Les conditions d’enfermement étaient déplorables. Les locaux sont vétustes et mal chauffés. Il n’y avait pas de douches. La nourriture insuffisante (deux œufs durs, fromage, pain et sardines).
Plusieurs détenus ont utilisé les boîtes de conserve pour tenter de se suicider. En 1969, une grève de la faim est réprimée par l’expulsion des « meneurs ».
Les femmes et les enfants, refoulés dès leur entrée sur le territoire, se retrouvent dans un petit local est réservé pour l’isolement.
L’association Aide aux travailleurs d’outre-mer (ATOM), à laquelle la préfecture a confié la gestion de plusieurs centres sociaux d’accueil à Marseille, prend en charge le linge et le nettoyage des dortoirs de la prison clandestinne.
L’affaire éclate le 16 avril 1975 lorsque l’avocat Sixte Ugolini dénonce l’enlèvement de son client Mohamed Chérif un Marocain en situation régulière .
Alex Panzani journaliste à La Marseillaise a été mis dans la confidence par l’avocat Sixte Ugolini « concernant l’existence présumée d’un centre de détention illégal » sur le port d’Arenc. Suite à cette enquête, Alex Panzani a publié en septembre 1975 un livre intitulé "Une prison clandestine de la police française : Arenc ».
On découvre alors l’existence de ce hangar désaffecté sur le port d’Arenc que la préfecture utilise en secret et en dehors de tout cadre juridique. Le scandale prend une ampleur nationale, forçant le ministère de l’Intérieur à réagir. Les centres de rétention administrative seront légalisés en octobre 1981
Implication de l’Aide aux travailleurs d’outre-mer (Atom) dans la gestion d’Arenc : « la prison clandestine d’Arenc »

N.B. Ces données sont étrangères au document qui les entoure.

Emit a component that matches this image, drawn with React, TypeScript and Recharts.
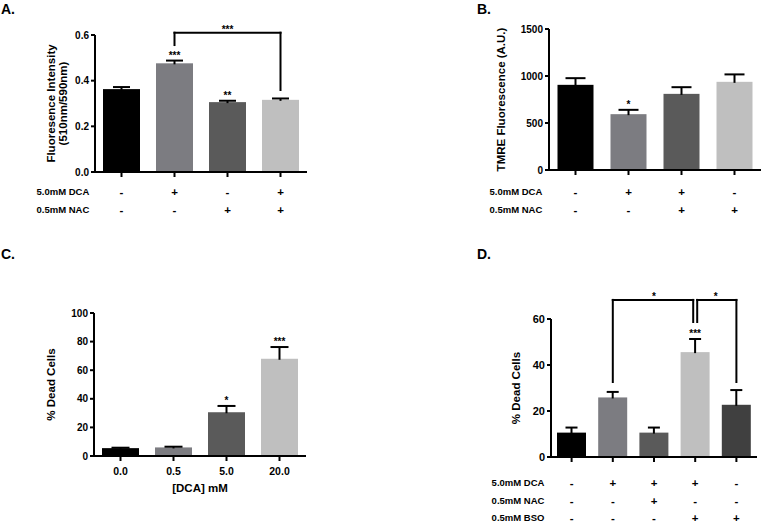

Ce hangar d’Arenc a été utilisé dès 1963 pour enfermer des étrangers, principalement des Algériens, en attente d’expulsion. Cette pratique fonctionne hors du cadre juridique ce qui a conduit à qualifier ce lieu de "prison clandestine ».
L’ATOM était chargé par la préfecture de la gestion logistique de ce lieu d’enfermement banalisé.
Dans ce cadre, l’Atom a participé à l’accueil et à la prise en charge des étrangers en transit au port d’Arenc, notamment ceux qui étaient maintenus sur place en attente de leur expulsion. Cette mission comprenait la gestion logistique, comme le nettoyage des dortoirs, les repas et la fourniture de vêtements pour les « retenus ».
L’Atom est créée en 1950 pour remédier aux difficultés d’insertion de la population immigrée à Marseille.
Sous l’autorité de Louis Belpeer, l’Atom a créé un vaste réseau de travail « social » sur la ville, devenant incontournable. Louis Belpeer est un universitaire chrétien impliqué notamment dans le fonctionnement du centre d’Arenc.
Un rapport stipule que "l’accueil" des migrants faisait partie des missions de l’Atom qui avait "deux antennes à la gare et au port avec un service de premiers secours, de renseignements et de réglementation". La proximité des locaux de l’ATOM de la gare et du port facilitait le « retour forcé » des migrants ou des sans-papiers.
Pourtant les personnes ayant travaillé pour l’Atom ont du mal à se souvenir des activités de l’association sur les quais, et paraissent même étonnées d’apprendre le lien de l’Atom avec « la prison d’Arenc ».
Dans un entretien, Louis Belpeer revient sur son expérience des années 1960. Dans le cadre de sa mission d’accueil, il lui arrivait de s’occuper d’étrangers maintenus sur le port pour permettre leur renvoi direct. Il gérait "un de ces frigos" (hangar servant de zone de transit) avec du personnel. Louis Belpeer a refusé de collaborer lorsque des personnes résidant déjà en France ont été amenées sur le port. Il a dit au préfet : "Moi je ne fais pas le flic. Mettez des services de police, moi je ne fais pas ce métier-là".
Cependant, son rôle et celui de l’ATOM ont suscité des controverses. L’ATOM a géré le centre d’Arenc dans un cadre qualifié de "hors la loi", puisque la rétention administrative n’était pas encore inscrite dans le droit français avant 1980. Cette collaboration avec les autorités policières a été perçue comme une forme de complicité dans des pratiques arbitraires et répressives.
Les « retenus » étaient soumis à des traitements indignes, tels que la désinfection à la bombe aérosol et un hébergement dans des locaux vétustes.
Des cas de séquestration arbitraire et d’expulsions abusives ont été largement médiatisés, notamment lors de l’affaire révélée par l’avocat Sixte Ugolini en 1975.